On the rare occasion that my 12 year old gets out he is on a kayak with the same hull, (RTM Tempo). He is small for his age & unfit, (too much XBox & a bit of a geek) but he still gets around OK.

One thing I would suggest if you are paddling any sort of distance with the kid is to bring along a rope to tow him with just in case.


----------



## Craig (Aug 10, 2007)

....Maybe go check out a Mantra Noa at Nashy's Complete Angler in North Mackay. All set up with 5 rodholders, seat & paddle for under $700. Ask for Bruce.....he can also tell you a few good spots to go fishing.


----------



## Salty Dog (Sep 18, 2005)

If you are looking to get your son something a bit up market & don't want to spend too much, this would be worth a look. There are other 2nd hand Stealths available also but this one might be a decent match for your son.

It's relatively light but still can take enough weight to take a large adult. It should be fast enough to beat most plastic. It's made for nasty surf launches, so if he ever decides to do anything offshore he should be ready to go. It has a big fish hatch in the middle. The price is less than a lot of brand name plastic kayaks & you get good support from DennisT even on 2nd hand kayaks.....& it does look cool! 

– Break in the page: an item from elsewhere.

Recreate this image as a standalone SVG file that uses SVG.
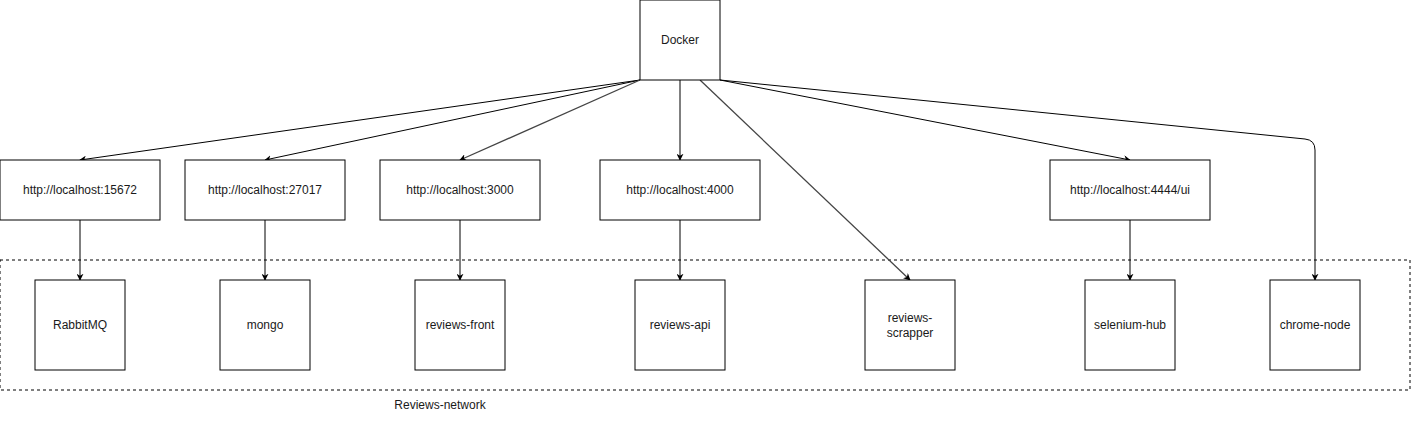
<svg xmlns="http://www.w3.org/2000/svg" width="1411" height="421" viewBox="0 0 1411 421">
<style>
.box{fill:#fff;stroke:#000;stroke-width:1}
.t{font-family:"Liberation Sans",Arial,sans-serif;font-size:12px;fill:#1a1a1a;text-anchor:middle;dominant-baseline:central}
.e{fill:none;stroke:#000;stroke-width:1;marker-end:url(#arr)}
.g{stroke:#444;stroke-width:1.3}
</style>
<defs>
<marker id="arr" viewBox="0 0 10 10" refX="9" refY="5" markerWidth="7" markerHeight="7" markerUnits="userSpaceOnUse" orient="auto">
<path d="M0,0 L10,5 L0,10 L3,5 Z" fill="#000"/>
</marker>
</defs>
<rect width="1411" height="421" fill="#fff"/>
<g id="reviews-network">
<rect x="0" y="260" width="1410" height="130" fill="none" stroke="#000" stroke-dasharray="3 3"/>
<text class="t" x="440" y="405">Reviews-network</text>
</g>
<g id="connectors">
<path class="e" d="M640,80 L80,160"/>
<path class="e" d="M640,80 L265,160"/>
<path class="e g" d="M640,80 L460,160"/>
<path class="e" d="M680,80 L680,160"/>
<path class="e g" d="M700,80 L910,280"/>
<path class="e" d="M720,80 L1130,160"/>
<path class="e" d="M720,80 L1305,139 Q1315,140 1315,150 L1315,280"/>
<path class="e" d="M80,220 L80,280"/>
<path class="e" d="M265,220 L265,280"/>
<path class="e" d="M460,220 L460,280"/>
<path class="e" d="M680,220 L680,280"/>
<path class="e" d="M1130,220 L1130,280"/>
</g>
<g id="docker"><rect class="box" x="640" y="0" width="80" height="80"/><text class="t" x="680" y="40">Docker</text></g>
<g id="url-15672"><rect class="box" x="0" y="160" width="160" height="60"/><text class="t" x="80" y="190">http://localhost:15672</text></g>
<g id="url-27017"><rect class="box" x="185" y="160" width="160" height="60"/><text class="t" x="265" y="190">http://localhost:27017</text></g>
<g id="url-3000"><rect class="box" x="380" y="160" width="160" height="60"/><text class="t" x="460" y="190">http://localhost:3000</text></g>
<g id="url-4000"><rect class="box" x="600" y="160" width="160" height="60"/><text class="t" x="680" y="190">http://localhost:4000</text></g>
<g id="url-4444"><rect class="box" x="1050" y="160" width="160" height="60"/><text class="t" x="1130" y="190">http://localhost:4444/ui</text></g>
<g id="rabbitmq"><rect class="box" x="35" y="280" width="90" height="90"/><text class="t" x="80" y="325">RabbitMQ</text></g>
<g id="mongo"><rect class="box" x="220" y="280" width="90" height="90"/><text class="t" x="265" y="325">mongo</text></g>
<g id="reviews-front"><rect class="box" x="415" y="280" width="90" height="90"/><text class="t" x="460" y="325">reviews-front</text></g>
<g id="reviews-api"><rect class="box" x="635" y="280" width="90" height="90"/><text class="t" x="680" y="325">reviews-api</text></g>
<g id="reviews-scrapper"><rect class="box" x="865" y="280" width="90" height="90"/><text class="t" x="910" y="318">reviews-</text><text class="t" x="910" y="333">scrapper</text></g>
<g id="selenium-hub"><rect class="box" x="1085" y="280" width="90" height="90"/><text class="t" x="1130" y="325">selenium-hub</text></g>
<g id="chrome-node"><rect class="box" x="1270" y="280" width="90" height="90"/><text class="t" x="1315" y="325">chrome-node</text></g>
</svg>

http://kayakspecialists.com.au/used-and-hire/used-kayaks/item/95-used-stealth-supalite-x










Have a look & see if this is more what you are after. The son may even strut a bit because his kayak looks cooler than his Dad's. ;-)


----------



## Waterboy71 (Jul 2, 2012)

Thanks for all your advice. I've eased into the market with a budget Viking Ozzie (second hand). It 'looks cool' cause it doesn't look anywhere near as dull as my olive Outback. And with a 10 yr old as well having a heap of fun in it over the last few days camping, well, we could be looking at an upgrade sooner than I expect! I will keep the above info handy. While the following is best suited for the Trip Report section I'm sure Mods wouldn't mind a coupla pics of our first outing.......cheers. 

Stretching the legs and casting from the bank after crossing the dam









Through some sooty country. Turtles and wallabies made frequent appearances.









Yak colour is important to some - but how good was the weather!









Even managed to pull a sooty on our first outing. The young fella was more interested in paddling than casting anyway so he takes the photo!


----------



## Dodge (Oct 12, 2005)

Good to see the young feller having a good time on the water with dad.


----------



## Salty Dog (Sep 18, 2005)

Good to see you got him on the water.


----------



## squidgyflicker (Jan 18, 2013)

revo 11 would be a good bet with good resale value


----------



## Phoenix (Jan 12, 2006)

I'm thinking maybe an Ocean Kayak Scrambler. I don't know, but I'll be helping my son get his own kayak when he's about 8. As it is he goes out with me once a month or so and it is getting crowded in my prowler.


----------



## Salty Dog (Sep 18, 2005)

Hey Phoenix,

Don't how big your son is but if you don't think he's going to grow out of it too fast you could look at the Ocean Kayak Kea - only short but not such a fat pig as a Scrambler. Worked well for my kid as young as 5. It's really light & easy to handle - just grab it one handed. Good in sheltered water.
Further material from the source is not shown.